A Delaware Court judge said this week that Elk Musk’s now-controversial $56bn (£47bn) pay award will not be reinstated. The decision comes after months of legal wrangling despite the award being approved by shareholders and directors in the summer.
Judge Kathleen McCormick upheld her January decision, in which she claimed that Musk had too heavily influenced the board members. Reacting to the verdict, Mr Musk wrote on X: “Shareholders should control company votes, not judges.” Tesla vowed to appeal against the ruling, saying the decision was “wrong.”
“This ruling, if not overturned, means that judges and plaintiffs’ lawyers run Delaware companies rather than their rightful owners – the shareholders,” the electric car company said in a post on X.
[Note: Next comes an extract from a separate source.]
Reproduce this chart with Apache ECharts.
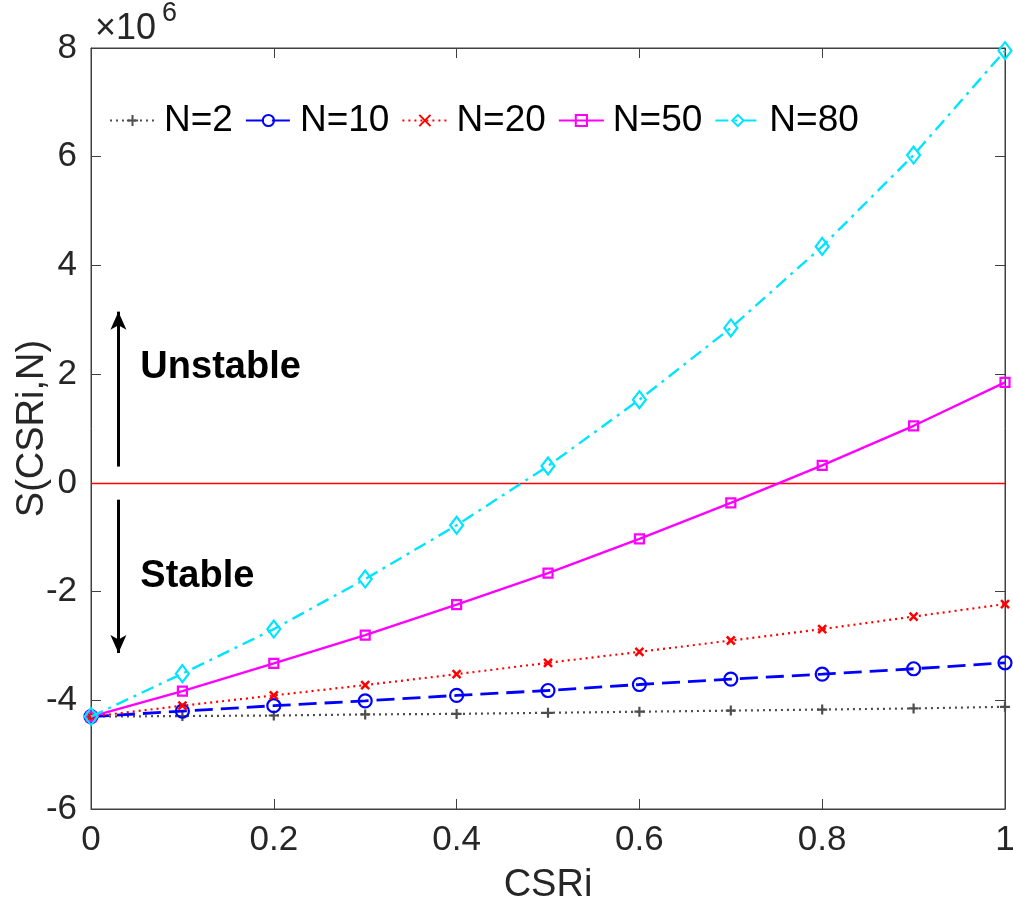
<!DOCTYPE html>
<html>
<head>
<meta charset="utf-8">
<script src="https://cdn.jsdelivr.net/npm/echarts@6/dist/echarts.min.js"></script>
<style>
html,body{margin:0;padding:0;background:#fff;}
#chart{width:1013px;height:915px;}
</style>
</head>
<body>
<div id="chart"></div>
<script>
// CSRi values (x)
const csri = [0, 0.1, 0.2, 0.3, 0.4, 0.5, 0.6, 0.7, 0.8, 0.9, 1.0];
// S(CSRi,N) in units of 10^6
const sN2  = [-4.30, -4.29, -4.28, -4.26, -4.25, -4.23, -4.21, -4.19, -4.17, -4.15, -4.12];
const sN10 = [-4.30, -4.20, -4.10, -4.01, -3.91, -3.82, -3.71, -3.61, -3.52, -3.42, -3.31];
const sN20 = [-4.30, -4.10, -3.91, -3.72, -3.52, -3.31, -3.11, -2.90, -2.69, -2.46, -2.23];
const sN50 = [-4.30, -3.83, -3.32, -2.80, -2.24, -1.66, -1.03, -0.37, 0.32, 1.05, 1.85];
const sN80 = [-4.30, -3.51, -2.69, -1.77, -0.78, 0.31, 1.53, 2.85, 4.35, 6.03, 7.95];
const seriesNames = ['N=2', 'N=10', 'N=20', 'N=50', 'N=80'];
const xTicks = [0, 0.2, 0.4, 0.6, 0.8, 1];
const yTicks = [-6, -4, -2, 0, 2, 4, 6, 8];
const multiplierText = '×10';
const multiplierExp = '6';
// annotation arrows (data coords) and texts
const arrowUp = [[0.03, 0.30], [0.03, 3.15]];
const arrowDown = [[0.03, -0.31], [0.03, -3.13]];
const unstableText = {label: 'Unstable', at: [0.054, 2.12]};
const stableText = {label: 'Stable', at: [0.054, -1.73]};

const FONT = '"Liberation Sans", Arial, Helvetica, sans-serif';
const TXT = '#262626';

function pairs(ys){ return csri.map((x,i)=>[x, ys[i]]); }

const plusPath = 'path://M5,0 L5,10 M0,5 L10,5';
const xPath = 'path://M0,0 L10,10 M10,0 L0,10';

const chart = echarts.init(document.getElementById('chart'), null, {renderer:'canvas'});

const axisLineStyle = {color:'#404040', width:1};

const option = {
  backgroundColor:'#fff',
  animation:false,
  textStyle:{fontFamily:FONT},
  grid:{left:91, right:8, top:48, bottom:106, containLabel:false, outerBoundsMode:'none',
        show:true, borderColor:'#404040', borderWidth:1, backgroundColor:'transparent'},
  legend:{
    left:104, top:97,
    itemWidth:45, itemHeight:14, itemGap:12,
    textStyle:{fontSize:37, color:'#000', fontFamily:FONT, padding:[0,0,0,4]},
    data:seriesNames
  },
  xAxis:[{
    type:'value', min:0, max:1, interval:0.2,
    name:'CSRi', nameLocation:'middle', nameGap:58, nameMoveOverlap:false,
    nameTextStyle:{fontSize:38, color:TXT, fontFamily:FONT},
    axisLine:{show:true, onZero:false, lineStyle:axisLineStyle},
    axisTick:{show:true, inside:true, length:10, lineStyle:axisLineStyle},
    axisLabel:{fontSize:35, color:TXT, margin:14, fontFamily:FONT,
      formatter:v=>{ const t = xTicks.find(k=>Math.abs(k-v)<1e-9); return t===undefined? '' : String(t); }},
    splitLine:{show:false}
  },{
    type:'value', min:0, max:1, interval:0.2, position:'top',
    axisLine:{show:true, onZero:false, lineStyle:axisLineStyle},
    axisTick:{show:true, inside:true, length:10, lineStyle:axisLineStyle},
    axisLabel:{show:false}, splitLine:{show:false}
  }],
  yAxis:[{
    type:'value', min:-6, max:8, interval:2,
    name:'S(CSRi,N)', nameLocation:'middle', nameGap:39, nameRotate:90, nameMoveOverlap:false,
    nameTextStyle:{fontSize:38, color:TXT, fontFamily:FONT},
    axisLine:{show:true, onZero:false, lineStyle:axisLineStyle},
    axisTick:{show:true, inside:true, length:10, lineStyle:axisLineStyle},
    axisLabel:{fontSize:35, color:TXT, margin:14, fontFamily:FONT,
      formatter:v=>{ const t = yTicks.find(k=>Math.abs(k-v)<1e-9); return t===undefined? '' : String(t); }},
    splitLine:{show:false}
  },{
    type:'value', min:-6, max:8, interval:2, position:'right',
    axisLine:{show:true, onZero:false, lineStyle:axisLineStyle},
    axisTick:{show:true, inside:true, length:10, lineStyle:axisLineStyle},
    axisLabel:{show:false}, splitLine:{show:false}
  }],
  graphic:[
    {type:'text', left:95, top:11, style:{text:multiplierText, font:'36px '+FONT, fill:TXT}},
    {type:'text', left:162, top:0, style:{text:multiplierExp, font:'27px '+FONT, fill:TXT}}
  ],
  series:[
    {
      name:'N=2', type:'line', data:pairs(sN2), clip:false,
      symbol:plusPath, symbolSize:10, showSymbol:true,
      lineStyle:{color:'#4d4d4d', width:2.2, type:[2,4]},
      itemStyle:{color:'transparent', borderColor:'#4d4d4d', borderWidth:2.2},
      markLine:{
        silent:true, symbol:['none','none'], animation:false,
        lineStyle:{color:'#ff0000', width:1.3, type:'solid'},
        label:{show:false},
        data:[{yAxis:0}]
      },
      z:2
    },
    {
      name:'N=10', type:'line', data:pairs(sN10), clip:false,
      symbol:'circle', symbolSize:13,
      lineStyle:{color:'#0000ff', width:2.8, type:[18,8]},
      itemStyle:{color:'transparent', borderColor:'#0000ff', borderWidth:2.2},
      z:3
    },
    {
      name:'N=20', type:'line', data:pairs(sN20), clip:false,
      symbol:xPath, symbolSize:8,
      lineStyle:{color:'#ff0000', width:2.2, type:[2,4]},
      itemStyle:{color:'transparent', borderColor:'#ff0000', borderWidth:2.5},
      z:4
    },
    {
      name:'N=50', type:'line', data:pairs(sN50), clip:false,
      symbol:'rect', symbolSize:9,
      lineStyle:{color:'#ff00ff', width:2.4, type:'solid'},
      itemStyle:{color:'transparent', borderColor:'#ff00ff', borderWidth:2.2},
      z:5
    },
    {
      name:'N=80', type:'line', data:pairs(sN80), clip:false,
      symbol:'diamond', symbolSize:[13,17],
      lineStyle:{color:'#00e5ff', width:2.4, type:[13,6,3,6]},
      itemStyle:{color:'transparent', borderColor:'#00e5ff', borderWidth:2.2},
      z:6,
      markLine:{
        silent:true, animation:false,
        symbol:['none','arrow'], symbolSize:[12,18],
        lineStyle:{color:'#000', width:3, type:'solid'},
        label:{show:false},
        data:[
          [{coord:arrowUp[0]},{coord:arrowUp[1]}],
          [{coord:arrowDown[0]},{coord:arrowDown[1]}]
        ]
      },
      markPoint:{
        silent:true, animation:false,
        symbol:'circle', symbolSize:0,
        label:{show:true, position:'right', distance:0, color:'#000', fontSize:38, fontWeight:'bold', fontFamily:FONT},
        data:[
          {coord:unstableText.at, value:unstableText.label, label:{formatter:unstableText.label}},
          {coord:stableText.at, value:stableText.label, label:{formatter:stableText.label}}
        ]
      }
    }
  ]
};
chart.setOption(option);
</script>
</body>
</html>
Judge McCormick said that the pay package would have been the largest ever for the boss of a listed company. Mr Musk, the boss of X (formerly Twitter), SpaceX, and Tesla, is the world’s richest person. According to the Bloomberg Billionaires Index, his current net worth is estimated at around $350bn.
He has made his views known across an extraordinary range of topics on his platform, and his status looks set to rise even further after Donald Trump’s triumph in the 2024 US presidential election. The new president has chosen Mr Musk to head a new Department of Government Efficiency (or Doge—as in the dog-related meme).
Trump has said Doge will help the administration “dismantle Government Bureaucracy, slash excess regulations, cut wasteful expenditures and restructure Federal Agencies.”